Die Besuche der Journalisten bei Assange in London fanden zwischen 2012 und Ende 2017 statt. Die Anzeige wegen des Verstoßes gegen datenschutz- und persönlichkeitsrechtliche Bestimmungen richte sich gegen das spanische Unternehmen Undercover Global, kurz UC, und ging am Donnerstag an den nationalen Gerichtshof in Madrid.

"Hohe Priorität für russische Staatsbürger"

Die ARD spricht auf der Webseite tagesschau.de von systematischer Videoüberwachung, Mitschnitten von Gesprächen, Vermerken über Gäste und ausgespähten Telefone. Neben Videoaufnahmen aus dem Innenleben der diplomatischen Liegenschaft in London und Tonmitschnitten von vertraulichen Gesprächen sollen Sicherheitsbedienstete der Firma auch Seriennummern von Mobiltelefonen erfasst haben.

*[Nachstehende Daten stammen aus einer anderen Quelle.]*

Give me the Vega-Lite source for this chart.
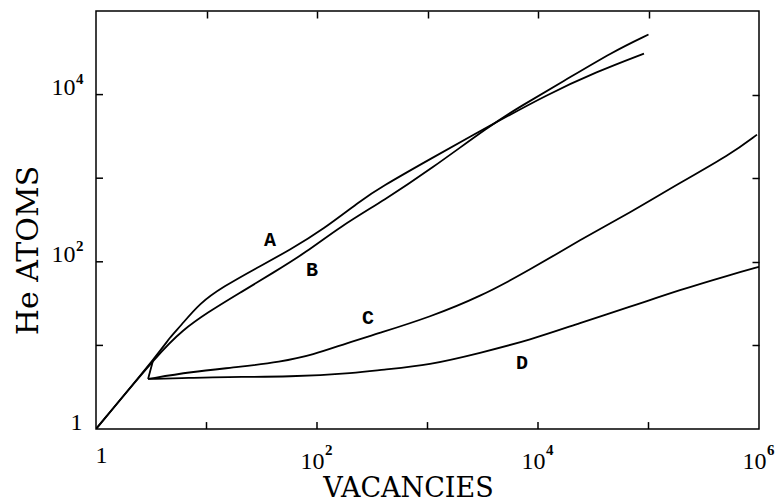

Zudem sollen sie unter anderem Pässe kopiert, elektronische Geräte zerlegt und versteckte Mikrofone im Botschaftsgebäude angebracht haben. Hohe Priorität habe insbesondere auch "russischen Staatsbürgern" gegolten. Laut dem Bericht auf tagesschau.de, der sich auf Aussagen von früheren Mitarbeitern der genannten Firma bezieht, soll das gesammelte Material auch Auftraggebern in den USA bereitgestellt worden sein – mutmaßlich einem Nachrichtendienst.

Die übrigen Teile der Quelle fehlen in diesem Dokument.